Because a negative exponent turns the base into its reciprocal, a simple method for dividing negative exponents is letting the negative cancel and multiplying by the positive exponential expression. Regents Prep notes that when multiple exponents have the same base, the terms can be easily divided or multiplied because the exponents themselves can be added or subtracted.
The positive exponent k states that k amount of the bases are multiplied together. For example, 2^3 = 2*2*2 = 8.
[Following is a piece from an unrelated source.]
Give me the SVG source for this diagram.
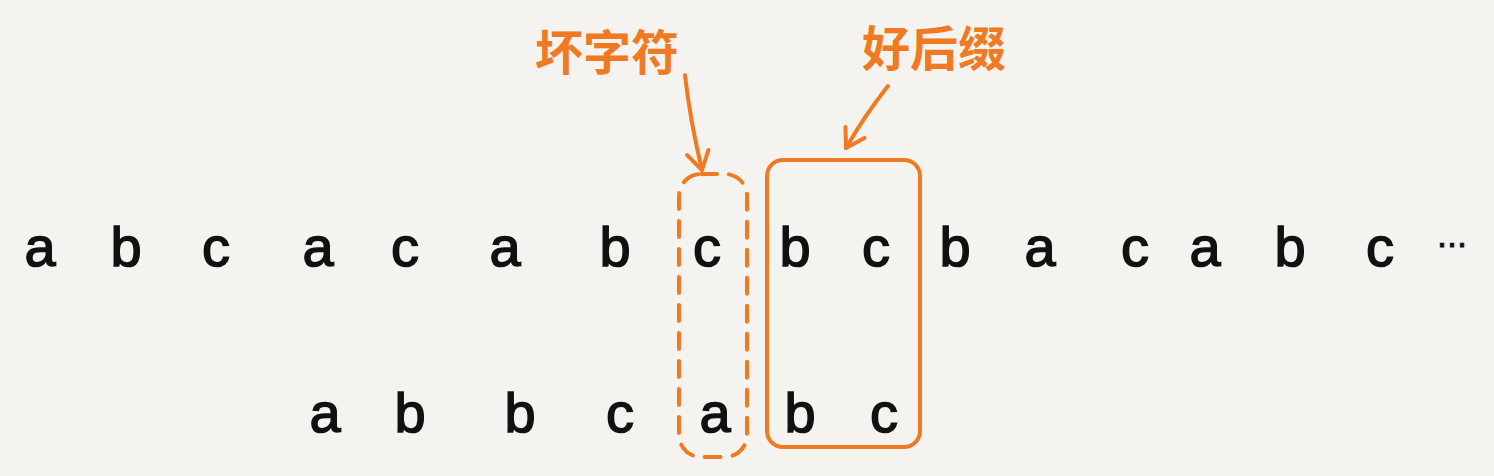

The exponent -k states that 1 is divided by the base k times. For example, 3^(-1) = 1/3 and 3^(-4) = 1/(3*3*3*33) = 1/81. A base to a negative exponent is equal to one divided by that base to the absolute value of the exponent, such that 3^(-4) = 1/(3^4).
Math Is Fun explains that to multiply by negative exponent, one can divide by the positive exponent. For example, (4^3) * (4^(-2)) = (4^3) * 1/(4^2) = (4^3)/(4^2).
To divide by a negative exponent, one treats it like a positive exponent being multiplied. For example (4^3)/(4^(-2)) = (4^3) * 1/(4^(-2)) = (4^3) * 1/(1/(4^2)) because a negative exponent is the reciprocal of the positive, it equals (4^3) * (4^2).
If the exponential expressions have the same base, the exponents can be added when the bases are multiplied and subtracted when the bases are divided. When dividing a negative exponent, one is subtracting a negative number, which behaves like an added positive number.
For example, (4^3) * (4^2) = 4^5. Similarly, (4^3) / (4^(-2)) = 4^5.